I agree that democracy is still on the ropes, Cap, Biden will have a really long and tough row to hoe.

The Disaffected Lib said...

A terrific opinion piece, Owen. Thanks for the link. You and I are skeptical whether the US is already past the point of no return. There are conservative Republicans such as David Frum and Max Boot who question whether the only hope for the Republican Party is to burn it to the ground and start all over.

I don't have a lot of confidence that what ails America will be cured in Washington. It may, instead, play out in the 'burbs and small town America and that could be messy. It would be foolish to believe that a Biden/Democrat victory will miraculously disarm what the FBI and NSA warn is the greatest terrorist threat facing that country - domestic terrorism. The US has an insane amount of fire power in the hands of disturbed and volatile people, the sort who plot to kidnap governors and put them on "trial." It's worse that American law enforcement seems sympathetic to these thugs.

It sounds preposterous but America has become less governable after 9/11 than it has been since the Civil War. I don't doubt that Biden will do his very best to deal with the rifts, the fault lines but first he'll have to stop them from worsening and that might be a very hard sell for the xenophobes, racists, white supremacists and gun thug militias who remain "locked and loaded."

Could this mutate into an insurgency? Can it be ruled out? Don't forget, the Bolshies had a following of not more than 23,000 yet managed to put the Czar, his family and his ministers to the sword. They ruled the country and terrorized the world and the people of the Soviet republics for 80 years after seizing power at the muzzle of a gun.

It is not impossible to imagine Trump inciting some form of unrest even if he winds up in a jail cell. Hell, half these loons already see him as a martyr, the victim of a resurgent Deep State. Cracking down on these militias only feeds Trump's narratives of the Dems moving to dismantle the 2nd Amendment, the radical right's favourite fetish.

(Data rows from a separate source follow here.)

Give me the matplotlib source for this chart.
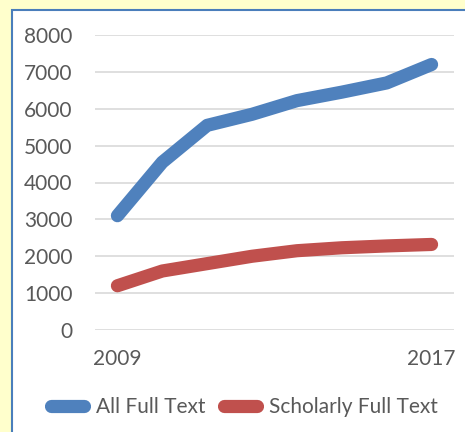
import numpy as np
import matplotlib
matplotlib.use("Agg")
import matplotlib.pyplot as plt
from matplotlib.patches import Rectangle

years = ["2009", "2010", "2011", "2012", "2013", "2014", "2015", "2017"]
all_full_text = [3100, 4550, 5550, 5850, 6220, 6450, 6700, 7200]
scholarly_full_text = [1200, 1600, 1800, 2000, 2150, 2230, 2280, 2320]
yticks = [0, 1000, 2000, 3000, 4000, 5000, 6000, 7000, 8000]

plt.rcParams['font.family'] = ['Lato', 'DejaVu Sans']
txt = '#595959'
fs = 15

fig = plt.figure(figsize=(4.65, 4.32), dpi=100, facecolor='#FFFFCC')

# white chart panel with blue border
panel = Rectangle((12 / 465, -0.05), 1.0, 1 - 10 / 432 + 0.05,
                  transform=fig.transFigure, facecolor='white',
                  edgecolor='#4A7EBB', linewidth=1.5, zorder=-1)
fig.patches.append(panel)

ax = fig.add_axes([95 / 465, 1 - 330 / 432, 359 / 465, 295 / 432])
ax.set_facecolor('none')
ind = np.arange(len(years))

ax.plot(ind, all_full_text, color='#4F81BD', lw=9.5, solid_capstyle='round',
        solid_joinstyle='round', label='All Full Text', zorder=3)
ax.plot(ind, scholarly_full_text, color='#C0504D', lw=9.5, solid_capstyle='round',
        solid_joinstyle='round', label='Scholarly Full Text', zorder=3)

ax.set_xlim(-0.5, len(years) - 0.5)
ax.set_ylim(0, 8000)
ax.set_yticks(yticks)
ax.set_yticklabels([str(v) for v in yticks])
ax.set_xticks([0, len(years) - 1])
ax.set_xticklabels([years[0], years[-1]])
ax.yaxis.grid(True, color='#D9D9D9', lw=1.2)
ax.set_axisbelow(True)
for s in ax.spines.values():
    s.set_visible(False)
ax.tick_params(axis='y', length=0, pad=16, labelsize=fs, labelcolor=txt)
ax.tick_params(axis='x', length=0, pad=14, labelsize=fs, labelcolor=txt)

leg = fig.legend(loc='center', bbox_to_anchor=(0.525, 1 - 407 / 432), ncol=2,
                 frameon=False, fontsize=fs, handlelength=1.6,
                 handletextpad=0.55, columnspacing=0.9, labelcolor=txt)
for h in leg.legend_handles:
    h.set_solid_capstyle('round')

fig.savefig("out.png", dpi=100, facecolor=fig.get_facecolor())
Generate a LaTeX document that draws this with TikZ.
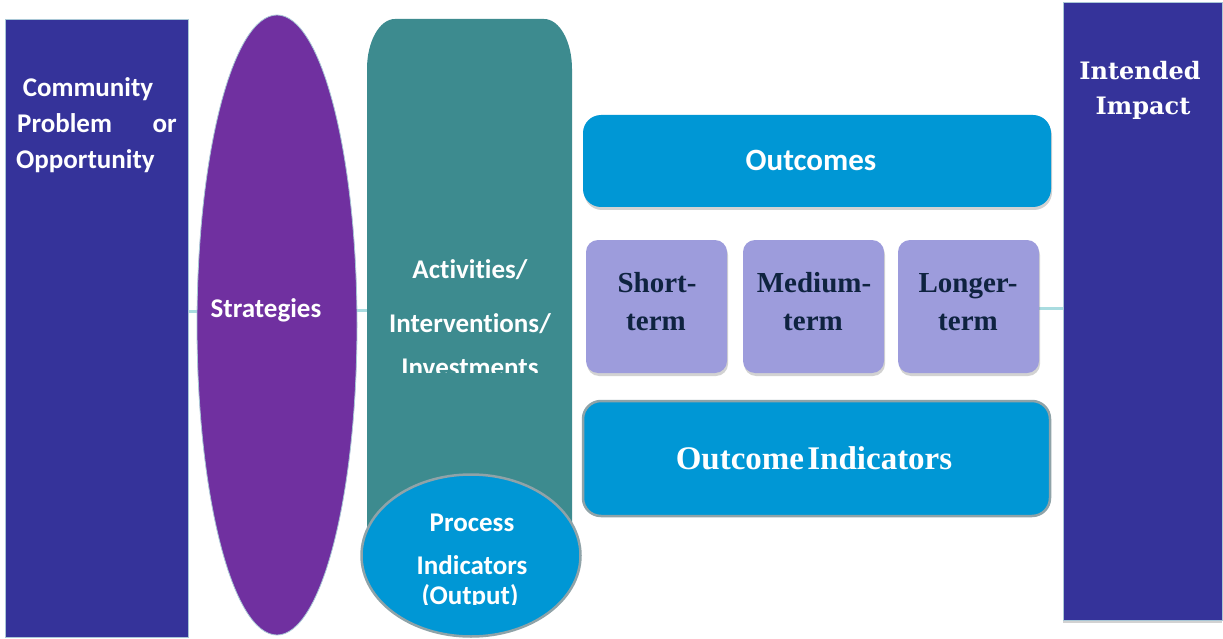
\documentclass[tikz,border=0pt]{standalone}
\usepackage{fontspec}
\setmainfont{Carlito}[Ligatures=NoCommon]
\newfontfamily\lserif{Liberation Serif}
\newfontfamily\dserif{DejaVu Serif}
\usetikzlibrary{shapes.geometric,shadows}
\definecolor{navybox}{HTML}{35339A}
\definecolor{purp}{HTML}{7030A0}
\definecolor{tealc}{HTML}{3D8B8F}
\definecolor{bluec}{HTML}{0097D5}
\definecolor{lav}{HTML}{9D9CDC}
\definecolor{darktxt}{HTML}{0F2340}
\definecolor{conncol}{HTML}{A9DCE0}
\definecolor{grayedge}{HTML}{8FA3A8}
\definecolor{lightedge}{HTML}{A9C7D6}
\tikzset{
  colbox/.style={rectangle, fill=navybox, draw=lightedge, line width=0.8pt, inner sep=0pt},
  termbox/.style={rectangle, rounded corners=12pt, fill=lav, inner sep=0pt,
     minimum width=141pt, minimum height=133pt,
     drop shadow={opacity=0.35, shadow xshift=1pt, shadow yshift=-3pt}},
  bluebox/.style={rectangle, rounded corners=18pt, fill=bluec, inner sep=0pt},
  wtxt/.style={text=white, font=\bfseries\fontsize{27}{27}\selectfont, inner sep=0pt, anchor=base},
  ttxt/.style={text=darktxt, font=\lserif\bfseries\fontsize{29}{29}\selectfont, inner sep=0pt, anchor=base},
  conn/.style={draw=conncol, line width=3pt},
}
\begin{document}
\begin{tikzpicture}[x=1pt,y=-1pt]
\useasboundingbox (0,0) rectangle (1223,639);
\fill[white] (0,0) rectangle (1223,639);
% connectors
\coordinate (c1) at (188,311);
\coordinate (c2) at (200,311);
\coordinate (c3) at (355,310);
\coordinate (c4) at (369,310);
\coordinate (c5) at (1039,308);
\coordinate (c6) at (1064,308);
\draw[conn] (c1) -- (c2);
\draw[conn] (c3) -- (c4);
\draw[conn] (c5) -- (c6);
% left box
\node[colbox, minimum width=183pt, minimum height=618pt] (left) at (96.5,328) {};
\node[wtxt] (t1) at (88,97) {Community};
\node[wtxt, anchor=base west] (t2) at (17,133) {Problem};
\node[wtxt, anchor=base east] (t3) at (177,133) {or};
\node[wtxt, anchor=base west] (t4) at (16,169) {Opportunity};
% strategies ellipse
\node[ellipse, fill=purp, draw=lightedge, line width=0.8pt, minimum width=160pt, minimum height=620pt, inner sep=0pt] (strat) at (277,325) {};
\node[wtxt] (st) at (266,317) {Strategies};
% teal column
\fill[tealc] (367,560) -- (367,69) arc (180:270:28 and 50) -- (544,19)
   arc (270:360:28 and 50) -- (572,560) -- cycle;
\node[rectangle, minimum width=205pt, minimum height=541pt, inner sep=0pt] (act) at (469.5,289.5) {};
\node[wtxt] (a1) at (470,278) {Activities/};
\node[wtxt] (a2) at (470,332) {Interventions/};
\begin{scope}
\clip (367,340) rectangle (572,372);
\node[wtxt] (a3) at (470,376) {Investments};
\end{scope}
% process circle
\node[ellipse, fill=bluec, draw=grayedge, line width=2.5pt, minimum width=219pt, minimum height=162pt, inner sep=0pt] (proc) at (471,555.5) {};
\node[wtxt] (p1) at (472,531) {Process};
\node[wtxt] (p2) at (472,574) {Indicators};
\begin{scope}
\clip (380,580) rectangle (560,604);
\node[wtxt] (p3) at (470,604) {(Output)};
\end{scope}
% outcomes
\node[bluebox, minimum width=468pt, minimum height=92pt,
  drop shadow={opacity=0.35, shadow xshift=1pt, shadow yshift=-3pt}] (out) at (817,161) {};
\node[text=white, font=\bfseries\fontsize{31}{31}\selectfont, inner sep=0pt, anchor=base] (ot) at (811,171) {Outcomes};
% term boxes
\node[termbox] (short) at (656.5,306.5) {};
\node[termbox] (med) at (813.5,306.5) {};
\node[termbox] (long) at (968.5,306.5) {};
\node[ttxt] (s1) at (657,292) {Short-};
\node[ttxt] (s2) at (656,330) {term};
\node[ttxt] (m1) at (814,292) {Medium-};
\node[ttxt] (m2) at (813,330) {term};
\node[ttxt] (l1) at (968,292) {Longer-};
\node[ttxt] (l2) at (968,330) {term};
% outcome indicators
\node[bluebox, draw=grayedge, line width=2.5pt, minimum width=467pt, minimum height=115pt] (oi) at (816.5,458.5) {};
\node[text=white, font=\lserif\bfseries\fontsize{33}{33}\selectfont, inner sep=0pt, anchor=base] (oit) at (814,469) {Outcome\kern0.1em Indicators};
% right box
\node[colbox, minimum width=159pt, minimum height=618pt,
  drop shadow={opacity=0.35, shadow xshift=0pt, shadow yshift=-3pt}] (right) at (1142.5,311) {};
\node[text=white, font=\dserif\bfseries\fontsize{24}{24}\selectfont, inner sep=0pt, anchor=base] (r1) at (1140,80) {Intended};
\node[text=white, font=\dserif\bfseries\fontsize{24}{24}\selectfont, inner sep=0pt, anchor=base] (r2) at (1143,115) {Impact};
\end{tikzpicture}
\end{document}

Add to this unrest the stress multipliers of climate change, inequality, the rise of authoritarianism in an increasingly destabilized world, challenges to American hegemony from China and elsewhere, Thucydides Trap and the prospect of armed clashes, Covid-19 and the hazard of more pandemics and viral contagions - all or any of them - and Biden's chances of restoring peace, order and good government to the United States look bleak.

(BTW, Owen, have you heard from our friend, Lorne? I sent him an email last week but no reply.)

Owen Gray said...

Trump is still a clear and present danger, Mound. He still has a huge following. They are as demented as he is. I noted that during his last public rant, most of the television networks cut away, acknowledging that he was spouting lies. The smaller his platform and megaphone, the more impotent he becomes. A lot depends on the people who allow themselves to be manipulated by him.

I haven't heard anything from Lorne. Dealing with the family dynamics he faces isn't easy. Let's hope he's fine. Perhaps he'll read this.

The Disaffected Lib said...

As for the issue of American law enforcement, fiercely pro-Trump, aligning with the gun thug militias, there's this from the New York Times.

https://youtu.be/Sa9_hJVmav8

It suggests how easy it would be for Trump to incite unrest after he's thrown out.

Owen Gray said...

Truly disturbing, Mound. Those automatic rifles with large magazines are clearly not designed to go moose hunting.

Trailblazer said...

What will the republicans do?
This for starters, expect more..
https://www.washingtonpost.com/politics/trump-gsa-letter-biden-transition/2020/11/08/07093acc-21e9-11eb-8672-c281c7a2c96e_story.html#comments-wrapper

TB

Owen Gray said...

Thanks for the link, TB. These folks will do everything in their power to sabotage Biden.